I have written two other 20th century histories — one of the Middle East (Sowing the Wind), the other of the Far East (Last Post). So this would complete a neat little Asian 20th century trilogy. It will be 2008 before I can start, and 2010 or 2011 before it comes out.
• What drew you to The Spice Route?
The appeal of the Spice Route to me was that it’s one of the two great ancient corridors of trade. And although the Silk Road has been written about quite a bit, I think this is the first overall history of the Spice Route. What intrigued me was how the Spice Route actually moved through history — having started off as a sort of amphibious route, involving many land and sea crossings, it became an all blue water, oceanic trade route.
In European history, we are always taught it was the Portuguese who revolutionised the whole of East-West trade by finding a way around Africa to the Indian Ocean. But in fact this process of the Spice Route becoming a more and more blue-water route had been going on, really, since the dawn of time. So, you get the first sailings round the Malacca Strait instead of across the Malay peninsula (400 AD).
Soon after that ships start sailing around Sri Lanka rather than offloading on the east coast of India and then reloading on the west cost. Arabia was sailed around even earlier, in 5th century BC. And so this amazing Spanish/Portuguese achievement in the late 15th century is less significant than the Spice Route becoming more and more maritime for centuries.
The other thing is, whereas originally all sorts of races and nation were involved, there was also a tendency towards monopolisation which got greater and greater. The Arabs virtually had a monopoly of it in what we call the Middle Ages in European history. But basically they did not tend to control the seas. This is a Portuguese idea.

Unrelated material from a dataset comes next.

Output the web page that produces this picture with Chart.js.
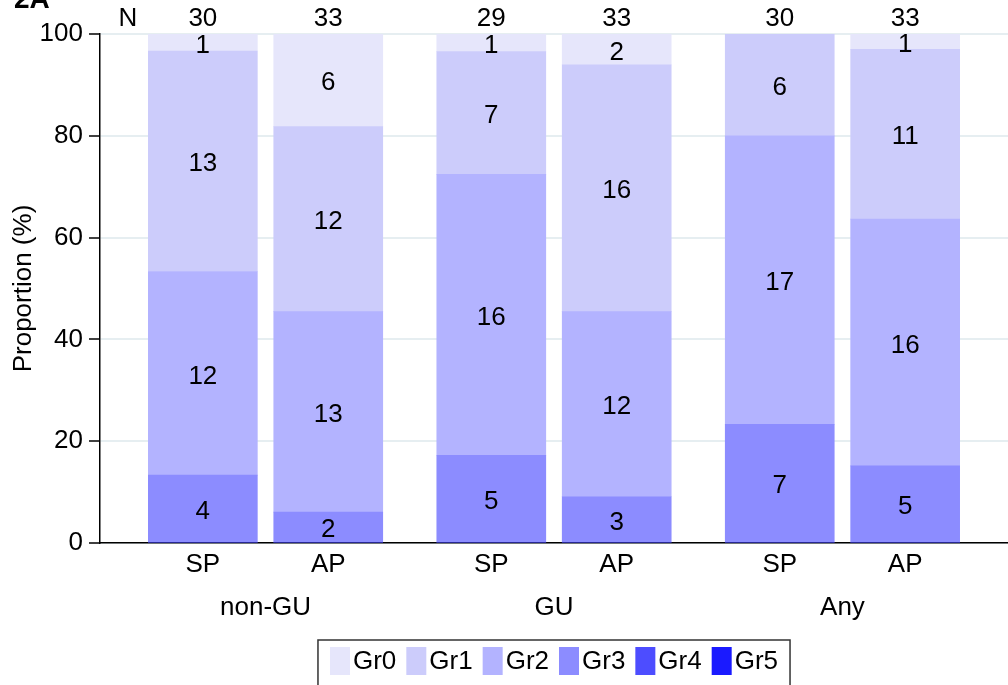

• And The Great Arc, on the Trigonometrical Survey of India?
Surveyors became very important to exploration of the most inhospitable part of the Himalayas. Researching the work of these surveyors, I was intrigued about how you can measure the height of a mountain. Eventually I came across references to this thing called the Great Arc. I did a little research and managed to establish that it was this amazing measurement undertaken right at the very beginning of the 19th century, to measure the entire length of India.
What really made it a publishing proposition was the success of a book by Dava Sobel (Longitude). It got the publishers excited about what they called small histories.
• That book illustrated best your mode of history-telling, both dipping into archives and visiting the places of the narrative. Finding William Lambton’s grave, for instance, electrified The Great Arc.
I have always loved travelling, I was a political correspondent for a bit, then I was just a hippie. I have mostly written not just of times past, but also of places well away.
Finding Lambton’s … that was very exciting. I had no idea whether it still existed. I had seen a report in the records of the Survey of India in Dehradun that someone had visited this place called Hinganghat in about 1925 and had reported on Lambton’s grave having been moved. I thought it was worth going to have a look.
It was a Sunday in Hinganghat, and when people came out of church I asked if anyone knew of an old graveyard. There was a really charming teacher called Mr Sebastian who had a scooter and said, I’ll take you around.
After various sites, we found this one, where there were just three graves in what had now become a squatters’ colony. On one of the tombs you could just read Lambton’s name. It would be nice if someone put up a little plaque there.
• And, similarly, restored Everest House in Mussoorie?
I have been talking to people in INTACH about that, and they have a very elaborate scheme about turning that into a heritage centre. That would be wonderful.